I saw a youtube video about how Japan burns materials that can’t easily be recycled to produce energy and captures the CO2 produced from the process. The CO2 is then sold to some local factories to produce various things like fire extinguishers, and some algae farms (I googled this and algae is used to produce food and oil).
I googled that at sea level, CO2 in the atmosphere is at 350 PPM, but certain plants thrive at 1500 PPM.
It got me thinking – why can’t we pump CO2 into indoor farms, plantations or forests to sequester more carbon?
Would that even work? Is the carbon just released into the air again once the plants are eaten or broken down?
In: Biology
The amount of carbon in the world we screwed up on here is massive. The ultimate goal is to bring that atmosphere CO2 density down from ~~350~~ 420 PPM to around 300 PPM, probably even lower. But that’s for the whole atmosphere across the entire planet and represents literal billions of tonnes of carbon.
Such small plans to use carbon for something useful are nice, but don’t solve the global problem. It just very slightly slows down the rate at which CO2 is added to the atmosphere. For example, all the cars in the world burning fuels are still going. A couple of factories NOT blowing their CO2 into the air and using it for something else is a step in the right direction, but it’s a hell of a long way to go.

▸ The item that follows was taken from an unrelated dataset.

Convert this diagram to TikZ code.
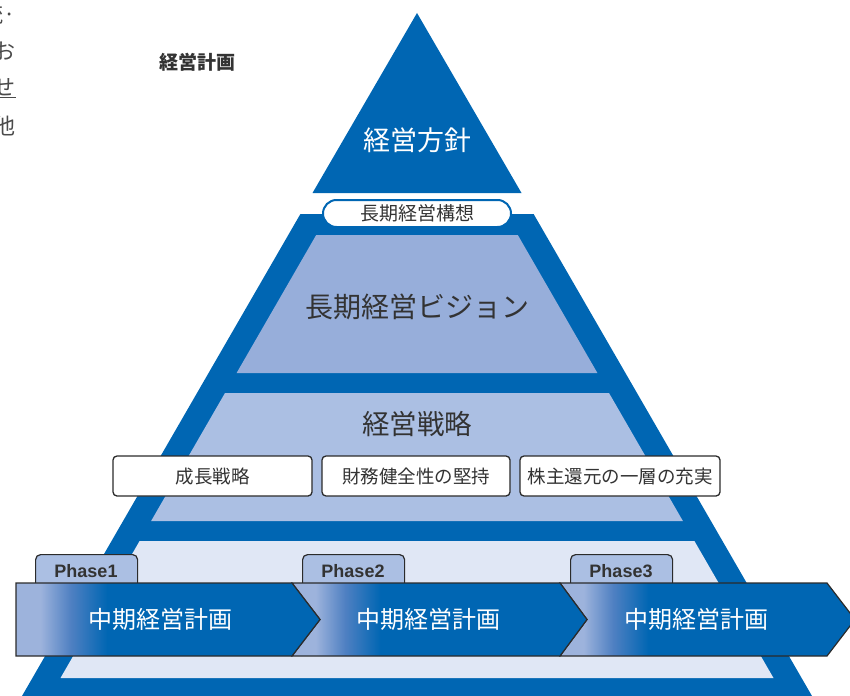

Trees aren’t a great sequester strategy. They grow old, die, burn down in forest fires, and regrow. That’s a carbon cycle of a few hundred years. What we need to make up for is the incredibly number of tonnes of oil drilled out from the ground and burned over the last century or so. Trees aren’t going to make up the difference… unless we could turbo grow the trees, cut them down, and then bury them somewhere, like where all that oil once was. But the scale of the project is still crazy huge if we want to have trees grown at the same rate we consume oil… or, higher really to get that CO2 level to start decreasing.